Together, they formed a band of Arabists, romantics who wanted to rid the region of European overlords and replace them with a gentler, more benevolent form of American influence, driven less by oil greed and more by... well, okay, also oil greed, but with an accent that suggested diplomacy rather than conquest. At first, they attempted to support Arab nationalism (Nasser, Ba'athism, and Pan-Arab dreams). But then the Cold War arrived with its icy binary logic, and suddenly it was either Moscow or McLean, Virginia.

As Wilford demonstrates with scholarly elegance and an undertow of despair, the noble intentions curdled quickly. The Arabists' dreams of cultural kinship were swept aside by Eisenhower-era paranoia, Dullesian rigidity, and the rising influence of the pro-Israel lobby. "Crypto-diplomacy"—the shadowy art of whispering to kings and coups in smoky side rooms—flourished. But with every clandestine meeting and CIA-backed gambit, trust was eroded, alliances soured, and the Arab street grew wise to the meddling of men who mistook Lawrence of Arabia for an instruction manual.

Wilford's strength lies not just in his access to archives and declassified files (though these are abundant), but in his gift for biography. The Roosevelts and Copeland are not just men; they are archetypes—tragic, bumbling, sometimes brilliant avatars of a nation that believed it could rewire the world through charm, money, and "tough love." What they accomplished, instead, was laying the foundation for decades of distrust, uprisings, and bloodshed—an unintended legacy as American as apple pie laced with Semtex.

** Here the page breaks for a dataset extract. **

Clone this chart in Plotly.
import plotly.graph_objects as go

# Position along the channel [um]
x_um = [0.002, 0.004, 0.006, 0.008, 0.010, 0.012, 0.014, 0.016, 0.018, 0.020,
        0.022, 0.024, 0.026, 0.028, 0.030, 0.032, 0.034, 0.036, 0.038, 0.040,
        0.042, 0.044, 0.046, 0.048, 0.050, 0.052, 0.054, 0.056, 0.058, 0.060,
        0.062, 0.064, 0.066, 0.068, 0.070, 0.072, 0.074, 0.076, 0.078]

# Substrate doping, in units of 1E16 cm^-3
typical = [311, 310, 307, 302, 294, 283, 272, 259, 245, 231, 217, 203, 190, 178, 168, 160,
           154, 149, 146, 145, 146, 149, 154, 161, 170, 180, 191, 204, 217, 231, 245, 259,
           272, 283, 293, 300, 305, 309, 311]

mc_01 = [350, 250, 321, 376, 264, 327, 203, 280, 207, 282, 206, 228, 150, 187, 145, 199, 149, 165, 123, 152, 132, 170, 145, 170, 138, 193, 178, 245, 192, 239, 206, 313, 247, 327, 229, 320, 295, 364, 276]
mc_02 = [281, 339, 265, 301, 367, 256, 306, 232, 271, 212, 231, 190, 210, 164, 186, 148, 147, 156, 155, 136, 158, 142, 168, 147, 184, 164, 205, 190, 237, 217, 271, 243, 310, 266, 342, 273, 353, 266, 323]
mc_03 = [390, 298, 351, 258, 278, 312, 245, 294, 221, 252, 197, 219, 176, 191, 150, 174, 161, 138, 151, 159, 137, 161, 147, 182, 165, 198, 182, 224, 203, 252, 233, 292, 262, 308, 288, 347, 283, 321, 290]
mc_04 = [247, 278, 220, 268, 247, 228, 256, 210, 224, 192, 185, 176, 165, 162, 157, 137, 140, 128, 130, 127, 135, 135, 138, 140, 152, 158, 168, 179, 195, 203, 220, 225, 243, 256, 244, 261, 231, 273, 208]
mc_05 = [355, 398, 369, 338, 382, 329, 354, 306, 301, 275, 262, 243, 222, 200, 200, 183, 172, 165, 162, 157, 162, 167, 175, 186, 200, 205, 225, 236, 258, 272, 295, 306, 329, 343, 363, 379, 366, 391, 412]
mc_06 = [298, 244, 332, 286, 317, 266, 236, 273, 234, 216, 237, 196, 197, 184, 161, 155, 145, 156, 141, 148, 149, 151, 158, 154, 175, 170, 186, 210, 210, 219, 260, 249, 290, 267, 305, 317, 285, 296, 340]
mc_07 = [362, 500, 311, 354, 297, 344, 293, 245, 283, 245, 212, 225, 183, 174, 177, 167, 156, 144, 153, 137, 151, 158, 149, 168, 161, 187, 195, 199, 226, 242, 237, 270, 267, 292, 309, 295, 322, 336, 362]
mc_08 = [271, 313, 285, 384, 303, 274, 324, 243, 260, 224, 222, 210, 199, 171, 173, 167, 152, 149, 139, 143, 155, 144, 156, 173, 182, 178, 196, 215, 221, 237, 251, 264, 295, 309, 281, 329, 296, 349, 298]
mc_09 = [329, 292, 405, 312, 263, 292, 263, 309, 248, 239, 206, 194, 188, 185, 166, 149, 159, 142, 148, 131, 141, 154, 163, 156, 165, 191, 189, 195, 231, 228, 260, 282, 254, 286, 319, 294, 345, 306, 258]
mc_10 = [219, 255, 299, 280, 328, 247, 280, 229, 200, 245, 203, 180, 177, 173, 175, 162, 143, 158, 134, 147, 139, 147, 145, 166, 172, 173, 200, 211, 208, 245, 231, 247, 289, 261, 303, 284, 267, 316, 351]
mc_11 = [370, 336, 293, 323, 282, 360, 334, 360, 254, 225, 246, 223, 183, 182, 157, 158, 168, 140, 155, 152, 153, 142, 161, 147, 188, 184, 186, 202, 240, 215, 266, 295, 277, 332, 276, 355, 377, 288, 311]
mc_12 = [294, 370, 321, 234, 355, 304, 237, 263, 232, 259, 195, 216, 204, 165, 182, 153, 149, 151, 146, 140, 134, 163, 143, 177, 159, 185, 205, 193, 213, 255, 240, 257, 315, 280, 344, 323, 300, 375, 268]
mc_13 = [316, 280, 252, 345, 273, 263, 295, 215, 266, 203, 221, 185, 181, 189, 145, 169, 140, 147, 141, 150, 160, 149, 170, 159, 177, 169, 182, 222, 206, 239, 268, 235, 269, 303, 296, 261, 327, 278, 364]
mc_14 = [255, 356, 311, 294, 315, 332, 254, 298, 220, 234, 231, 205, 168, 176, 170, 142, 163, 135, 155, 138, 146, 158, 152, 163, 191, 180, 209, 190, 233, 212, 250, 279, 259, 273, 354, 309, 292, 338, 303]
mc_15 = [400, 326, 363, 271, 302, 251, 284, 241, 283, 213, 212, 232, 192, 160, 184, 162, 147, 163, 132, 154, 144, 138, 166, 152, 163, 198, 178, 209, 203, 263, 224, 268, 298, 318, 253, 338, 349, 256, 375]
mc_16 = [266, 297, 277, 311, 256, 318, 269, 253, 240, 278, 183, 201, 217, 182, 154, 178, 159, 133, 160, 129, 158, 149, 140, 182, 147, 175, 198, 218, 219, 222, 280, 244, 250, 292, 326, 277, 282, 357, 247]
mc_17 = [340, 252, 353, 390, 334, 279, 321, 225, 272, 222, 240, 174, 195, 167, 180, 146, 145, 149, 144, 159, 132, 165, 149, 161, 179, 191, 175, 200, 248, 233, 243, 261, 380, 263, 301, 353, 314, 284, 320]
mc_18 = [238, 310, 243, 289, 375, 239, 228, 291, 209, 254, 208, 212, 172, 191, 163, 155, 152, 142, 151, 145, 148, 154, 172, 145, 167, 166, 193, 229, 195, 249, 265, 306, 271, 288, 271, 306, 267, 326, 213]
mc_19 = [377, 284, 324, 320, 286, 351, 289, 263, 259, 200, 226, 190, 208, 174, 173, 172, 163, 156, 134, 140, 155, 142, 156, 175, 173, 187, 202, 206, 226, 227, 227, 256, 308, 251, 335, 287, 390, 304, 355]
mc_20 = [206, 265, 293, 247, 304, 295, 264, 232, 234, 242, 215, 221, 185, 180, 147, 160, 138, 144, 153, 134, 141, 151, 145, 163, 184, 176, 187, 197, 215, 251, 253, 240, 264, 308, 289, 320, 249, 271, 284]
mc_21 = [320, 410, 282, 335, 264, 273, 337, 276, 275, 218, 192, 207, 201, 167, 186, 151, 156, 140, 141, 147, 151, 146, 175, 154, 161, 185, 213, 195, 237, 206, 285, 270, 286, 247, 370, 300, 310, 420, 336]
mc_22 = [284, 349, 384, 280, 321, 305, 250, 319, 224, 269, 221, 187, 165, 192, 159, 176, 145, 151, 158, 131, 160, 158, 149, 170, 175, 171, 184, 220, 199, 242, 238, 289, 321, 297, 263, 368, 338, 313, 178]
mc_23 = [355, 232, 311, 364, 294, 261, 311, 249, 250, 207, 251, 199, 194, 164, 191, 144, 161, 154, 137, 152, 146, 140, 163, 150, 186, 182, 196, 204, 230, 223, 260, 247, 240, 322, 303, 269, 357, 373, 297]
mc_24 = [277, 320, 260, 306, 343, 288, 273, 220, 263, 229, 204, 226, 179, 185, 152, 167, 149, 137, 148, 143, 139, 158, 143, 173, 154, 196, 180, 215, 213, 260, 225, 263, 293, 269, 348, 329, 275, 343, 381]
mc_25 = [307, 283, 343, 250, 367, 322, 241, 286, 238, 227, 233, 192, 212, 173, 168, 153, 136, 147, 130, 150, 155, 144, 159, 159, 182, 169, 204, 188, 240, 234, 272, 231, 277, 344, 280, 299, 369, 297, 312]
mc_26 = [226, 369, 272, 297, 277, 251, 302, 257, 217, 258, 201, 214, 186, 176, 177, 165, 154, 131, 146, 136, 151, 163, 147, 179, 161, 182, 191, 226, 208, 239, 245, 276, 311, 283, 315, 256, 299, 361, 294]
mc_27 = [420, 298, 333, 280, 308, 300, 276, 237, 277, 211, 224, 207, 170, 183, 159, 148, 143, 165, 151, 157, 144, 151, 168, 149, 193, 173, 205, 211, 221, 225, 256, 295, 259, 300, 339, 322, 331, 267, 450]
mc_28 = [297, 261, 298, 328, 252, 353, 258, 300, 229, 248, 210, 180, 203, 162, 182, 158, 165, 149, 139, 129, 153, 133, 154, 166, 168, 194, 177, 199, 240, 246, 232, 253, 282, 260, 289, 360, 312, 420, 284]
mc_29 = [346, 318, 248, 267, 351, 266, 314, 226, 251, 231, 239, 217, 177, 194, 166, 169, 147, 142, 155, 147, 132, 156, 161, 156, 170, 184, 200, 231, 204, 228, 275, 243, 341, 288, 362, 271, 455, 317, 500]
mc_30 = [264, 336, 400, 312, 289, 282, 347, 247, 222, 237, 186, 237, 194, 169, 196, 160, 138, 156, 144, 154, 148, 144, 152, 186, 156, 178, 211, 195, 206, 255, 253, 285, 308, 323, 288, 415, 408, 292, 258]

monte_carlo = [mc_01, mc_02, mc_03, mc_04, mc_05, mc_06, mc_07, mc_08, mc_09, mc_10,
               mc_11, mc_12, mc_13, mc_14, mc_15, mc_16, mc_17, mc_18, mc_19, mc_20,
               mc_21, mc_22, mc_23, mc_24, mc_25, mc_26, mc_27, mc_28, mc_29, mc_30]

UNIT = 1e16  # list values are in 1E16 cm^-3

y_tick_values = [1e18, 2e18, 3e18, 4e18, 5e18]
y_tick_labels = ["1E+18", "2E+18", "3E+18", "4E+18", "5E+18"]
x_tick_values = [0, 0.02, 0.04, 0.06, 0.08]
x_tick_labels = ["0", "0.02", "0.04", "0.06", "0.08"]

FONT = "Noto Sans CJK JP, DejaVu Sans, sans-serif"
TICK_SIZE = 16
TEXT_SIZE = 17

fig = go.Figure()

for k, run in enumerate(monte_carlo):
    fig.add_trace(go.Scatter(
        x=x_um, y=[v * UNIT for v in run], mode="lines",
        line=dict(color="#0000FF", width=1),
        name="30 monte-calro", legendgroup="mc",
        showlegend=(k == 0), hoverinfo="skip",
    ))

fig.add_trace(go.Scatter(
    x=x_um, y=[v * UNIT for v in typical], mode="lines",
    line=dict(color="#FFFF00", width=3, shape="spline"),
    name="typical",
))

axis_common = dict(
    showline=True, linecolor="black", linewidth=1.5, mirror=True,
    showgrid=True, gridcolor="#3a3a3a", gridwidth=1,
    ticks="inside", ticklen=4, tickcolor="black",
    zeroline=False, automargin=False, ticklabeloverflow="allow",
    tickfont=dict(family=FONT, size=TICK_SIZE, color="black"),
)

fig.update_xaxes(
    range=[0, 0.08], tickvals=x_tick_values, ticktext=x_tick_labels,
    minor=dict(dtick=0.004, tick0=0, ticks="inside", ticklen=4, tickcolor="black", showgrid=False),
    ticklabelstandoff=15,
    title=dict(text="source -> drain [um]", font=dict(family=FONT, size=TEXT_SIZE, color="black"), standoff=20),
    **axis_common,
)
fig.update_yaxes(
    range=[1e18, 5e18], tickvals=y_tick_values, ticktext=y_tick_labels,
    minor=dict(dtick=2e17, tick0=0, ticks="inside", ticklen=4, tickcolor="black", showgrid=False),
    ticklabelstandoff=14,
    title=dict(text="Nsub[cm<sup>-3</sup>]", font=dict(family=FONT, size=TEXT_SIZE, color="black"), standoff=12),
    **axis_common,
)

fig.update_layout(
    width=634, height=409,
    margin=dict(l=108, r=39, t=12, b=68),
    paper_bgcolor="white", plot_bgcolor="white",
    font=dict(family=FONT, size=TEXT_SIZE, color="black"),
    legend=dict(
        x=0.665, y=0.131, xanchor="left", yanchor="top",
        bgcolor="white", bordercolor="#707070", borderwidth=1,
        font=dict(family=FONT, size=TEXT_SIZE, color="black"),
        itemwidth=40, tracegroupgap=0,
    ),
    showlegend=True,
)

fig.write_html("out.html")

There are set pieces here that should be taught in film school. Kim Roosevelt's cloak-and-dagger antics in Tehran deserve their own Netflix series (working title: The Coup and the Cousin). Archie's tortured allegiance to Arab culture while navigating CIA orders feels like a spy novel written by Edward Said. And Copeland—my word, Copeland—is the kind of rogue intellect that could only have thrived in a bureaucracy where jazz and regime change share equal billing.

In the end, America's Great Game is a deeply researched elegy for a time when American foreign policy was defined by people who knew how to pronounce "Beirut," but who nevertheless plunged the region into a whirlpool of coups, contradictions, and betrayal. It reads less like a conventional history and more like a grainy, overexposed home movie of a wedding that slowly turns into a funeral.

For anyone who has ever asked, "How on earth did we get here?"—Wilford offers a clear, compelling, and crushing answer. We got here, quite simply, by trying to play chess on a map soaked in oil and ancient grievance, using pieces we didn't understand, in a game we thought we'd invented.

And like Miles Copeland said, in the end, there were no winners. Only survivors.

Highly recommended. Though best read with a stiff drink and a globe within arm's reach.